● **WHAT THE TASK ASKS**
Nothing but the lines from the line that contains "Emit a Python" through the line that contains "image_labels = [str(i) for i in range(1, 25)]" should appear in the output, each reproduced exactly.

● **RECORDS SHOWN**
◇ ◇ ◇
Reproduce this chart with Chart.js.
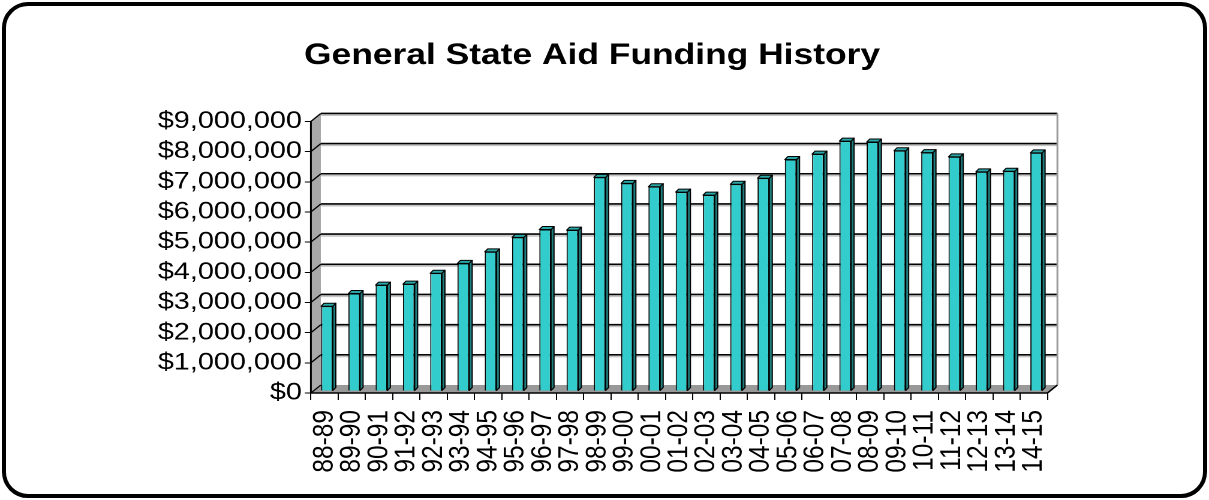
◇ ◇ ◇
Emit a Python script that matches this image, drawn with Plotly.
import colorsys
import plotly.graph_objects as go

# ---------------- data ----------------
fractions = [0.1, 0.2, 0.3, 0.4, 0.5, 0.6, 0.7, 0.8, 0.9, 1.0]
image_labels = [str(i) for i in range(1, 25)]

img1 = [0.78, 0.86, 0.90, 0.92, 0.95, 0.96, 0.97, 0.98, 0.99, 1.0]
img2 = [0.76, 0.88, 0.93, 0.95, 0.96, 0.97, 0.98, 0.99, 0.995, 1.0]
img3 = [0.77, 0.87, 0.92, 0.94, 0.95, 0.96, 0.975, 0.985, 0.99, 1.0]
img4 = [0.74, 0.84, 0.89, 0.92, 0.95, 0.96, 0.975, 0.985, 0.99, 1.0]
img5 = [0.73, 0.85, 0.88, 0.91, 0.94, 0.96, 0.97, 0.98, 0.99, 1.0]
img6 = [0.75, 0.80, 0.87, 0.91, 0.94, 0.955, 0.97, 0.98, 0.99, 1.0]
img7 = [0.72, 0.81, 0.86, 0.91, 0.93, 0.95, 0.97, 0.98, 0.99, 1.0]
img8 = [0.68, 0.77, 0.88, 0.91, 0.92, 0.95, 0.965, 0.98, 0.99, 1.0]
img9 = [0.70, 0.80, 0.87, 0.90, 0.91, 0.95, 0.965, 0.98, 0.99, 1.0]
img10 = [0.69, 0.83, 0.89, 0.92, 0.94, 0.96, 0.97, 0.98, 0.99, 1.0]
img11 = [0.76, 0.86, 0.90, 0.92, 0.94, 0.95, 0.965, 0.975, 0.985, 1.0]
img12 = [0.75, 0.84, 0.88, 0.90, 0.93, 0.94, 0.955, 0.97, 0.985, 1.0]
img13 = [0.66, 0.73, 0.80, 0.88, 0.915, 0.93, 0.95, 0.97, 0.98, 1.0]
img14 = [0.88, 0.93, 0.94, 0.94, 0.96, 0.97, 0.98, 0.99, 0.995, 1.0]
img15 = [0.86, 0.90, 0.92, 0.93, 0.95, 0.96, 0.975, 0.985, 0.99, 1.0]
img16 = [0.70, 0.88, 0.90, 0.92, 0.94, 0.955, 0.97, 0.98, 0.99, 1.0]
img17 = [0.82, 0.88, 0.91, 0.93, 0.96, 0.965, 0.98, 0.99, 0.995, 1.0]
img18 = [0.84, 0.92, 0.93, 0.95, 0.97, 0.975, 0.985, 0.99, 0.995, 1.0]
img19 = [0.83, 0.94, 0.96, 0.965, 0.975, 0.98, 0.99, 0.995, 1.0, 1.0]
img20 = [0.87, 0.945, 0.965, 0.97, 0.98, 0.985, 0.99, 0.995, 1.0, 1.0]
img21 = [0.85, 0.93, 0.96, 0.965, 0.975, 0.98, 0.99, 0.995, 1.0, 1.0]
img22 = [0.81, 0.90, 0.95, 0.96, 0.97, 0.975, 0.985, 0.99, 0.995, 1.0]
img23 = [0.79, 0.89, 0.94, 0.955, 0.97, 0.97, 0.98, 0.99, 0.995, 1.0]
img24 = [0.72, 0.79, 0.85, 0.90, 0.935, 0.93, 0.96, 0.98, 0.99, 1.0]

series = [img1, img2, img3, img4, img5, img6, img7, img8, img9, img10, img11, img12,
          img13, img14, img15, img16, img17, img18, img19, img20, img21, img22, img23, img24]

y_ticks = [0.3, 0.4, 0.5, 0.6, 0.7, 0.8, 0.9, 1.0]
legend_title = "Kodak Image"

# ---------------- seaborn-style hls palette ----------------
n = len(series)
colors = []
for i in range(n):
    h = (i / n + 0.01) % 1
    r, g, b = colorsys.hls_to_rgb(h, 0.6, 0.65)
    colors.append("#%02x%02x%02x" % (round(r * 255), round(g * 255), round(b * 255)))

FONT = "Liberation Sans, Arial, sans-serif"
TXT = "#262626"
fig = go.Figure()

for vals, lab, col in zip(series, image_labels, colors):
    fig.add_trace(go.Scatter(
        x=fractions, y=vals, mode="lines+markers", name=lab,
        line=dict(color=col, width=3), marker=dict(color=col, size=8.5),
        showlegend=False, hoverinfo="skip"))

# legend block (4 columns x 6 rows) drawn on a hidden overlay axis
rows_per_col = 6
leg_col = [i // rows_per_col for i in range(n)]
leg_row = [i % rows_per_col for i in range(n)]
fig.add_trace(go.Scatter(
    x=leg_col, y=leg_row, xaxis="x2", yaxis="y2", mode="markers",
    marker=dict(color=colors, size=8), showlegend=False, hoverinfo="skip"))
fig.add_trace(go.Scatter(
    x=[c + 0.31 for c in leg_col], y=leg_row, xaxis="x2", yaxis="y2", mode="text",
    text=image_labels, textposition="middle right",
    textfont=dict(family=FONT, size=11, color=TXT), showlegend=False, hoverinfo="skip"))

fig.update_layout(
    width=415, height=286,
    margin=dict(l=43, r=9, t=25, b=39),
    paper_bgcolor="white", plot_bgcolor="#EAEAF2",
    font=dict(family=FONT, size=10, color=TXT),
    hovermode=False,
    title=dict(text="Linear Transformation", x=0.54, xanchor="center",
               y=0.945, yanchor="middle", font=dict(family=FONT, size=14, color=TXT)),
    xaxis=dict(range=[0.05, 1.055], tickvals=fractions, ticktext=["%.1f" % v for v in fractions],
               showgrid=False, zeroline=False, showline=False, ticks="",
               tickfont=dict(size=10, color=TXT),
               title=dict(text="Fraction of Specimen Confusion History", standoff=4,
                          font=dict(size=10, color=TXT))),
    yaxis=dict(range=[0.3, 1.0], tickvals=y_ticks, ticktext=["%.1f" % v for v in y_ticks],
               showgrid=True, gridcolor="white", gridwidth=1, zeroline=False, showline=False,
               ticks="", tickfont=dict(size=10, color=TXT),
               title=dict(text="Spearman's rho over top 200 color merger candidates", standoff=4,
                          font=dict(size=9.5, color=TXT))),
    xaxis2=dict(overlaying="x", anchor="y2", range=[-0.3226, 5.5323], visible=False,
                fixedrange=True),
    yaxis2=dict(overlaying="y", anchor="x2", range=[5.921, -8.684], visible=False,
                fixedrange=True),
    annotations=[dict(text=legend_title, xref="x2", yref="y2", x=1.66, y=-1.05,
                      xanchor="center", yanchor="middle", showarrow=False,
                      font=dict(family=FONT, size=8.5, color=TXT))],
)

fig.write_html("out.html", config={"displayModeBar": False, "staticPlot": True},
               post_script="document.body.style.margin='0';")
◇ ◇ ◇
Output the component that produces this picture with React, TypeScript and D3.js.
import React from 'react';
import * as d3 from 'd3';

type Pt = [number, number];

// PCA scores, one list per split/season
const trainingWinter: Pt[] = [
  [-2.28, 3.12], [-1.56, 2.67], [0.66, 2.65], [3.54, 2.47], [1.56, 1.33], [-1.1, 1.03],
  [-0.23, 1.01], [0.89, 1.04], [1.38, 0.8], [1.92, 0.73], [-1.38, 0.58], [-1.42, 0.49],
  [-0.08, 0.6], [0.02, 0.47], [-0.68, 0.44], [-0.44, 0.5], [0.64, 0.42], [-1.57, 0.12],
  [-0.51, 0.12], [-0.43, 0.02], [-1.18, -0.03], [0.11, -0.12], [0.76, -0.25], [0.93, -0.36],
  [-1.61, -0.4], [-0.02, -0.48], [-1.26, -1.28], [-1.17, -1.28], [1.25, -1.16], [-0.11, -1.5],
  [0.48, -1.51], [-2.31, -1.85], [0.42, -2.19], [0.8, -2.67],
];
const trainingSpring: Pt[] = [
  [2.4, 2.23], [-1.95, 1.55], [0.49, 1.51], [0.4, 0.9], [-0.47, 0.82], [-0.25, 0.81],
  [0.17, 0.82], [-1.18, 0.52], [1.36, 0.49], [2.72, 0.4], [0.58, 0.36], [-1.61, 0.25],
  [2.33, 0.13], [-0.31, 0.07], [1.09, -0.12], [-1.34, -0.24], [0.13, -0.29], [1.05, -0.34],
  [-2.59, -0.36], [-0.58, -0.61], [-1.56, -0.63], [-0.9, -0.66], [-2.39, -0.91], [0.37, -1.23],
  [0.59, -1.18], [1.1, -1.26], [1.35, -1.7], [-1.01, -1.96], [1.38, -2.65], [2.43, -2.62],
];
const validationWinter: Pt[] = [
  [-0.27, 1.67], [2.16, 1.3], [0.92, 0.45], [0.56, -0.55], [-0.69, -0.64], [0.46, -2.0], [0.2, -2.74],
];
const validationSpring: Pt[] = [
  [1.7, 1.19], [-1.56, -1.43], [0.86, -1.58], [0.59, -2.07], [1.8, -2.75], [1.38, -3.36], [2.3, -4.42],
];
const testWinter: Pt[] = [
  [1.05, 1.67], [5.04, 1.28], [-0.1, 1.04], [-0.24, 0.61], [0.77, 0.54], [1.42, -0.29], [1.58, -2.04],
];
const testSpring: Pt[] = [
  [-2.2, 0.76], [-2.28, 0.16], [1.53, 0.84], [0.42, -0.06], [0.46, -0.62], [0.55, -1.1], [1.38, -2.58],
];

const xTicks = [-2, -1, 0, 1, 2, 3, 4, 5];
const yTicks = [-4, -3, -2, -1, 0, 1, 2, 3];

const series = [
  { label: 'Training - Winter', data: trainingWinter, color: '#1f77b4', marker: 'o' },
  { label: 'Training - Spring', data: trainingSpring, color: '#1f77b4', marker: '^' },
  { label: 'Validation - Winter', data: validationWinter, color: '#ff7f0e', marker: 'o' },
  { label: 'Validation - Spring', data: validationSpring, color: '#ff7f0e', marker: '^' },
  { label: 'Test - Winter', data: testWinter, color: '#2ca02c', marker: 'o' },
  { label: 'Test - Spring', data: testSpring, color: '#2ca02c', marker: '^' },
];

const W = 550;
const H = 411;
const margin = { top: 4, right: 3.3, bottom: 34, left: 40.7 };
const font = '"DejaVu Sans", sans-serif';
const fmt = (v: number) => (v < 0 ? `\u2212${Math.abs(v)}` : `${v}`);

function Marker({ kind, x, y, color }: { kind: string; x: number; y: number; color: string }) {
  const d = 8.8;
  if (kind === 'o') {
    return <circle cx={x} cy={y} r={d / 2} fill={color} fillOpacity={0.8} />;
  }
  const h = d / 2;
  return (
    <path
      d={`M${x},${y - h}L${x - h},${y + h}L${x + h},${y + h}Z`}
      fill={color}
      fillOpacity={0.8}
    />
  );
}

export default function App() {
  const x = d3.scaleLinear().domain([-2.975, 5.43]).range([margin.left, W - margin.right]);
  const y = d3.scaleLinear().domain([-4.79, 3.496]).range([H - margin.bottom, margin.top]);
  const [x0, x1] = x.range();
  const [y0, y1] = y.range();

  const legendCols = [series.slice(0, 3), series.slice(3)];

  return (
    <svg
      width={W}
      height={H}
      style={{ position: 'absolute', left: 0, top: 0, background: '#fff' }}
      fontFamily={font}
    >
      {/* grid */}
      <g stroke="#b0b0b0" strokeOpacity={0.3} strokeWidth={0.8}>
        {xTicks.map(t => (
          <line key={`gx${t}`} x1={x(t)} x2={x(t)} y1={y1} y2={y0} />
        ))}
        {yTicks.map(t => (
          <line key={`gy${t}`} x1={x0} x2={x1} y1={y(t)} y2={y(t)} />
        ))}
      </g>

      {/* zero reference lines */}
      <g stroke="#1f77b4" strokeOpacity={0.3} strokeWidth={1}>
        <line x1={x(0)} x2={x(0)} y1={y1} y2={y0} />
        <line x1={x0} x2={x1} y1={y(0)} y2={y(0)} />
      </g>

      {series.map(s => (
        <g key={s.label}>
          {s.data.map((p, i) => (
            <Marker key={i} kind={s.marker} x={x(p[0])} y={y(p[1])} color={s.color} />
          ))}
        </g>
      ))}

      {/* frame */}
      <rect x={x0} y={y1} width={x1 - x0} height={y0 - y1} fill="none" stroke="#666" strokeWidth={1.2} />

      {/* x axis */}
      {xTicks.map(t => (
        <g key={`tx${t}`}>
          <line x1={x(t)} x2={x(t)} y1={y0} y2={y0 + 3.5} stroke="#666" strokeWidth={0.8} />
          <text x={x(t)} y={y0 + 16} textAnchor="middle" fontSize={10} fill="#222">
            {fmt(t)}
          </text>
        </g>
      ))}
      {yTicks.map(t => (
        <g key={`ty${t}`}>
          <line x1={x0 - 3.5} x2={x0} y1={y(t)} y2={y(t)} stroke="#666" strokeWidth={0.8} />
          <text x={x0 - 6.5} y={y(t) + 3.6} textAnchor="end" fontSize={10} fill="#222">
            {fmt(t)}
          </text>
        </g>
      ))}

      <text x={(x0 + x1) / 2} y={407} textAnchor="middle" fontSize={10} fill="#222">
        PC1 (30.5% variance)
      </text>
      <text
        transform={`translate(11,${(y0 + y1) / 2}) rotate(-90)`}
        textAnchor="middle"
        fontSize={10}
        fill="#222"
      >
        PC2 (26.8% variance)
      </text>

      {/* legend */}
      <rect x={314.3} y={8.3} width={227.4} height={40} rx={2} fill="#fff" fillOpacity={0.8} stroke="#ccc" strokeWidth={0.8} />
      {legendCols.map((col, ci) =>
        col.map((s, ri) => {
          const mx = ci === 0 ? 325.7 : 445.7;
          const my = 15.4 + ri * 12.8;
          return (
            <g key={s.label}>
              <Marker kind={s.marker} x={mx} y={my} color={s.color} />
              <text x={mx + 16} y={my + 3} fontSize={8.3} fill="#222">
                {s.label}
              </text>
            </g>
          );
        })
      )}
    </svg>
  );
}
◇ ◇ ◇
● **OUTPUT BELOW**
Emit a Python script that matches this image, drawn with Plotly.
import colorsys
import plotly.graph_objects as go

# ---------------- data ----------------
fractions = [0.1, 0.2, 0.3, 0.4, 0.5, 0.6, 0.7, 0.8, 0.9, 1.0]
image_labels = [str(i) for i in range(1, 25)]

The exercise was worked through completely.